“I didn’t know what I was doing, but I knew I wanted to write about the disappointments of post-feminism,” she says. “Back then, we were told, ‘Well, you’re grand now, there’s no need for feminism. You’re equal now, you can have anything you want, you can have sex like a man, you’re paid the same, you’ll probably soon get promoted.’ And yet none of those things were happening. I was living in a flat with two other women, and we were thinking, ‘Why is our life not like the way it’s meant to be?’ So I started writing about that because nobody else was, and I wanted to write about it in an accessible way, because I didn’t know any other way to tell a story.”

Inevitably, she soon became packaged as a comic-lite female writer, her novels given pink covers featuring giggly girls and bottles of Prosecco. It was the early years of chick lit and she found herself lumped alongside talented novelists such as Sophie Kinsella, who, thanks to their amusing honesty about the foibles of the female psyche and their heroines’ many comic misadventures in the bedroom, were never taken remotely seriously by the literary establishment.

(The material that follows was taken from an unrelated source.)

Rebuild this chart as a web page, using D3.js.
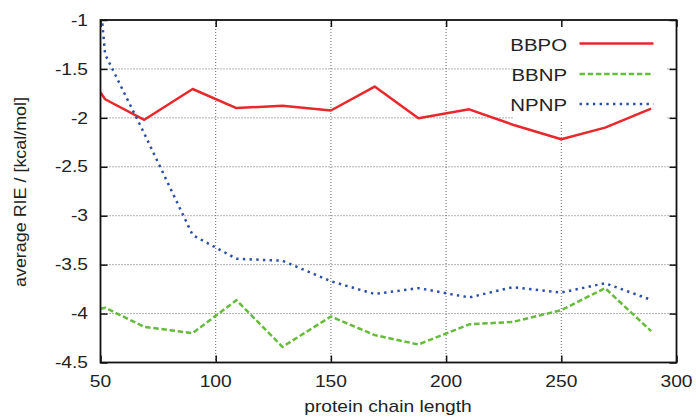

“Actually, Sophie’s Shopaholic books were tapping into something really important, that relationship between self-medication and spending,” says Keyes. “But, you know, when a man writes a love story, it’s treated as remarkable. When a woman does, it’s dismissed as, ‘Oh, women and their feelings again’. Men have so much more power and money than women do, and they don’t want to give it away. So one way to undercut women is to make fun of their silly little books about relationships.”